In an industry that typically sidelines actresses as they age, Bipasha Basu has reinvented herself, going from sex symbol to the queen of Bollywood horror movies, a genre that most mainstream stars avoid. Basu, 36, has found success in several horror films in recent years. Basu’s latest is a remake of the Thai film “Alone,” about a woman whose dead twin comes back to haunt her and her husband. She spoke to Reuters about the film, why she does horror, and her worst fear in real life.
Q: Can you talk about your role in “Alone”?
A: “Alone is a triangular love story. It is a little unique and different from other films because, owing to the horror genre, the third element is a dead person. There is a husband, wife and a dead girl. The dead girl is the wife’s sister and both of them love the same guy. It’s interesting for me to play conjoined twins. As it is, twins are difficult to play because make-up, styling, body language, everything needs to be different. But conjoined twins was even tougher because you are attached to a body double. In my case it was an action double who was attached to me, and she wasn’t even an actress, so she couldn’t even give me my cues. It was a tedious process to do the scenes where I had to play the conjoined twin. They are two different girls, one who is going through a crisis in her marriage, and the other who is a little crazily in love. She happens to be the dead one.

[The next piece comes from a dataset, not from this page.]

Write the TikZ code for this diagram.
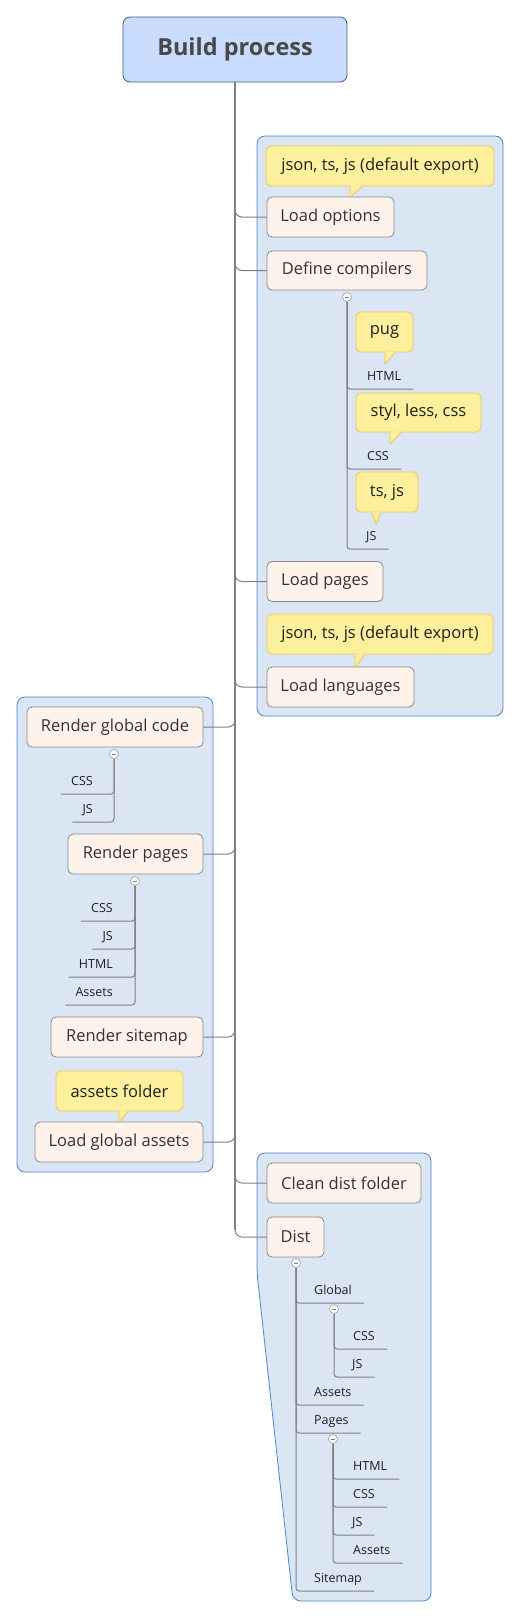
\documentclass[tikz,border=0pt]{standalone}
\usepackage{fontspec}
\setmainfont{Open Sans}
\definecolor{rootfill}{RGB}{201,220,253}
\definecolor{rootdraw}{RGB}{72,88,130}
\definecolor{roottext}{RGB}{72,72,72}
\definecolor{regfill}{RGB}{218,230,244}
\definecolor{regdraw}{RGB}{76,134,200}
\definecolor{topfill}{RGB}{253,243,235}
\definecolor{topdraw}{RGB}{138,138,138}
\definecolor{callfill}{RGB}{252,240,156}
\definecolor{calldraw}{RGB}{244,196,92}
\definecolor{linec}{RGB}{128,128,128}
\definecolor{txt}{RGB}{51,51,51}
\newcommand\calltail[5]{%
  \fill[callfill] ([xshift=#2pt,yshift=1pt]#1.south) -- ([xshift=#3pt,yshift=-#5pt]#1.south) -- ([xshift=#4pt,yshift=1pt]#1.south) -- cycle;
  \draw[calldraw, line width=0.8pt, line join=round] ([xshift=#2pt]#1.south) -- ([xshift=#3pt,yshift=-#5pt]#1.south) -- ([xshift=#4pt]#1.south);
}
\tikzset{
  topic/.style={draw=topdraw, fill=topfill, rounded corners=5pt, minimum height=40pt, inner sep=0pt, text=txt, font=\fontsize{16.5}{19}\selectfont, line width=0.8pt},
  callout/.style={draw=calldraw, fill=callfill, rounded corners=5pt, minimum height=40pt, inner sep=0pt, text=black!88, font=\fontsize{16.5}{19}\selectfont, line width=0.8pt},
  region/.style={draw=regdraw, fill=regfill, rounded corners=8pt, line width=0.8pt},
  conn/.style={draw=linec, line width=1pt},
  trunk/.style={draw=linec, line width=1.6pt},
  sub/.style={font=\fontsize{12.5}{14}\selectfont, text=black!88, inner xsep=0pt, inner ysep=8pt, text height=8.5pt, text depth=0pt},
  collapse/.style={circle, draw=gray!75, fill=white, minimum size=9pt, inner sep=0pt, line width=0.6pt,
    path picture={\draw[gray, line width=0.7pt] ([xshift=-2.3pt]path picture bounding box.center) -- ([xshift=2.3pt]path picture bounding box.center);}},
}
\begin{document}
\begin{tikzpicture}[x=1pt,y=-1pt]
\useasboundingbox (0,0) rectangle (520,1617);
% regions
\path[region] (257,136) rectangle (503,716);
\path[region] (17,697) rectangle (213,1172);
\path[region] (257,1153) -- (431,1153) -- (431,1601) -- (293,1601) -- (257,1273) -- cycle;

% root
\node[draw=rootdraw, fill=rootfill, rounded corners=7pt, minimum width=224pt, minimum height=65pt, line width=0.8pt,
      font=\bfseries\fontsize{23.5}{27}\selectfont, text=roottext] (root) at (235,49.5) {Build process};

% topics
\node[topic, minimum width=127pt] (lo) at (330.5,217) {Load options};
\node[topic, minimum width=160pt, minimum height=39pt] (dc) at (347,270.5) {Define compilers};
\node[topic, minimum width=116pt] (lp) at (325,581.5) {Load pages};
\node[topic, minimum width=147pt] (ll) at (340.5,687) {Load languages};
\node[topic, minimum width=176pt] (rgc) at (115,727) {Render global code};
\node[topic, minimum width=135pt] (rp) at (135.5,854) {Render pages};
\node[topic, minimum width=152pt] (rs) at (127,1037) {Render sitemap};
\node[topic, minimum width=168pt] (lga) at (119,1142) {Load global assets};
\node[topic, minimum width=154pt] (cdf) at (344,1183) {Clean dist folder};
\node[topic, minimum width=57pt] (dist) at (295.5,1237) {Dist};

% trunk and branches
\draw[trunk] (root.south) -- ([yshift=7pt]root.south |- dist.west);
\foreach \n in {lo,dc,lp,ll,cdf,dist}{
  \draw[conn, rounded corners=7pt] (root.south |- \n.west) ++(0,-10) |- (\n.west);
}
\foreach \n in {rgc,rp,rs,lga}{
  \draw[conn, rounded corners=7pt] (root.south |- \n.east) ++(0,-10) |- (\n.east);
}

% callouts
\node[callout, minimum width=228pt] (c1) at (380,166) {json, ts, js (default export)};
\calltail{c1}{-30}{-30}{-18}{11}
\node[callout, minimum width=226pt] (c2) at (380,634) {json, ts, js (default export)};
\calltail{c2}{-25}{-25}{-15}{13}
\node[callout, minimum width=127pt] (af) at (119.5,1091) {assets folder};
\calltail{af}{-0.5}{-0.5}{8.5}{11}

% Define compilers subtree
\node[collapse] (dcc) at (347,297) {};
\node[callout, minimum width=57pt] (pug) at (384.5,332) {pug};
\calltail{pug}{0.5}{0.5}{10.5}{12}
\node[sub, anchor=south west] (dhtml) at (367,389) {HTML};
\node[callout, minimum width=125pt, minimum height=39pt] (styl) at (418.5,412.5) {styl, less, css};
\calltail{styl}{-28.5}{-28.5}{-17.5}{12}
\node[sub, anchor=south west] (dcss) at (367,469) {CSS};
\node[callout, minimum width=62pt] (tsjs) at (387,492) {ts, js};
\calltail{tsjs}{-15}{-11}{-6}{12}
\node[sub, anchor=south west] (djs) at (366,549) {JS};
\foreach \n in {dhtml,dcss,djs}{
  \draw[conn, rounded corners=3pt] (dcc.south) |- ([xshift=12pt]\n.south east);
}

% Render global code subtree
\node[collapse] (rgcc) at (114,754) {};
\node[sub, anchor=south east] (gcss) at (93,794) {CSS};
\node[sub, anchor=south east] (gjs) at (93,822) {JS};
\foreach \n in {gcss,gjs}{
  \draw[conn, rounded corners=3pt] (rgcc.south) |- ([xshift=-10pt]\n.south west);
}

% Render pages subtree
\node[collapse] (rpc) at (135,881) {};
\node[sub, anchor=south east] (pcss) at (113,921) {CSS};
\node[sub, anchor=south east] (pjs) at (113,949) {JS};
\node[sub, anchor=south east] (phtml) at (113,977) {HTML};
\node[sub, anchor=south east] (passets) at (113,1005) {Assets};
\foreach \n in {pcss,pjs,phtml,passets}{
  \draw[conn, rounded corners=3pt] (rpc.south) |- ([xshift=-10pt]\n.south west);
}

% Dist subtree
\node[collapse] (distc) at (296,1263) {};
\node[sub, anchor=south west] (dglobal) at (314,1303) {Global};
\node[sub, anchor=south west] (dassets) at (314,1405) {Assets};
\node[sub, anchor=south west] (dpages) at (314,1433) {Pages};
\node[sub, anchor=south west] (dsitemap) at (314,1591) {Sitemap};
\foreach \n in {dglobal,dassets,dpages,dsitemap}{
  \draw[conn, rounded corners=3pt] (distc.south) |- ([xshift=12pt]\n.south east);
}
\node[collapse] (globc) at (334,1309) {};
\node[sub, anchor=south west] (gcss2) at (353,1349) {CSS};
\node[sub, anchor=south west] (gjs2) at (352,1377) {JS};
\foreach \n in {gcss2,gjs2}{
  \draw[conn, rounded corners=3pt] (globc.south) |- ([xshift=12pt]\n.south east);
}
\node[collapse] (pagc) at (333,1439) {};
\node[sub, anchor=south west] (qhtml) at (353,1479) {HTML};
\node[sub, anchor=south west] (qcss) at (353,1507) {CSS};
\node[sub, anchor=south west] (qjs) at (352,1535) {JS};
\node[sub, anchor=south west] (qassets) at (353,1563) {Assets};
\foreach \n in {qhtml,qcss,qjs,qassets}{
  \draw[conn, rounded corners=3pt] (pagc.south) |- ([xshift=12pt]\n.south east);
}
\end{tikzpicture}
\end{document}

Q: You’ve done a lot of horror movies of late. Why is that?
A: I must have done around 35 thrillers and around five supernatural films in a career span of 14 years. Yes, these five films have come back-to-back, but that is also because of the fact that horror films are now being accepted as A-list. Earlier, people would look down on them because we had films like the ones the Ramsay brothers made. We have now come of age, and are doing great special effects in our country. Also, horror films give you the potential to make very different stories, where the actress does not need to be the love interest. She could be pivotal, she could be driving the film. Worldwide, in the horror genre, the focus is on women or children, because they can depict vulnerability better on screen. As for me, I don’t choose films according to genre. I choose the character. In my case, it’s just happened that three films have been back-to-back horror films, and they have found acceptance and done well. Most actors in our business shy away from horror films, because of how these films were perceived. Everyone wants to be safe, in this business. But I have always played on unsafe ground. I have always made quirky choices in my career. There is no plan in place -– I just go by my gut and sometimes things work for me, and sometimes they don’t, but that’s ok.
Q: Is there a fear that you will be typecast?
A: In 14 years you cannot be typecast. You can’t last that long. Everyone knows there is talent and there is personality. After a point, there cannot be any typecasting. I have done all kinds of films -– stupid films, funny films, serious films.
Q: Is genre fatigue setting in or do you enjoy doing these films?
A: If I didn’t enjoy them, I wouldn’t be doing them. No one is putting a gun to my head. I am doing something rather than just mouthing two-three songs or being wooed by a really handsome hero. I crave to do more, and supernatural films are giving me the opportunity to do that, I will continue to do them. In “Aatma”, for example, I played a single mother. In “Raaz 3”, I played an aging actress. These are the roles you don’t get in regular masala films.
Q: Do you believe in the supernatural?
A: I do believe in the supernatural. Otherwise I don’t think I’d be genuinely scared on screen. Right from childhood, I was a scared girl. I think my parents told me a lot of scary stories because I was a brat. I have a lot of fears, and I have never managed to make them go away
Q: What is your worst fear?
A: I think it would be coming to face to face with someone like Anjanaa (the ghost in “Alone”). I think I would die, or at least faint. When I have to go put on the light in the kitchen, it’s quite scary.
Q: Do you watch horror films?
A: I do enjoy them, but I never watch them alone, ever. I need to hold hands, shut my eyes and ask someone else what is happening on screen.
Q: You’ve been called the Horror Queen of Bollywood. Is that a title you enjoy?
A: I enjoy anything as long as it is a compliment. You could call me anything. There are so many people who are struggling to get anything in this industry. If I can make a mark, I welcome it. And if I can bring credibility to the horror genre and be a crusader for it, I don’t mind them calling me anything. As long the audiences enjoy it and the films make money.
Q: Any plans of directing or writing films?
A: I used to say that I would become a director. I even started writing a film, but then I grew up and realized that the job of a director is very tough. I am unpredictable, so I don’t know what I will do in the future. I like my life to be a little unplanned and I enjoy it as it unravels.
Q: What are you working on next?
A: I do just one film at a time. I am going to start work on a film called “Niya,” which is a slice of life film, and the story of a family.
Q: So are you going to take a break from scaring people?
A: I am definitely going to take a break because I am tired of answering questions about why I am doing supernatural films. My seven-year old niece called me and grilled me about why I was doing this film. I have to answer to her as to why I am a zombie in a film.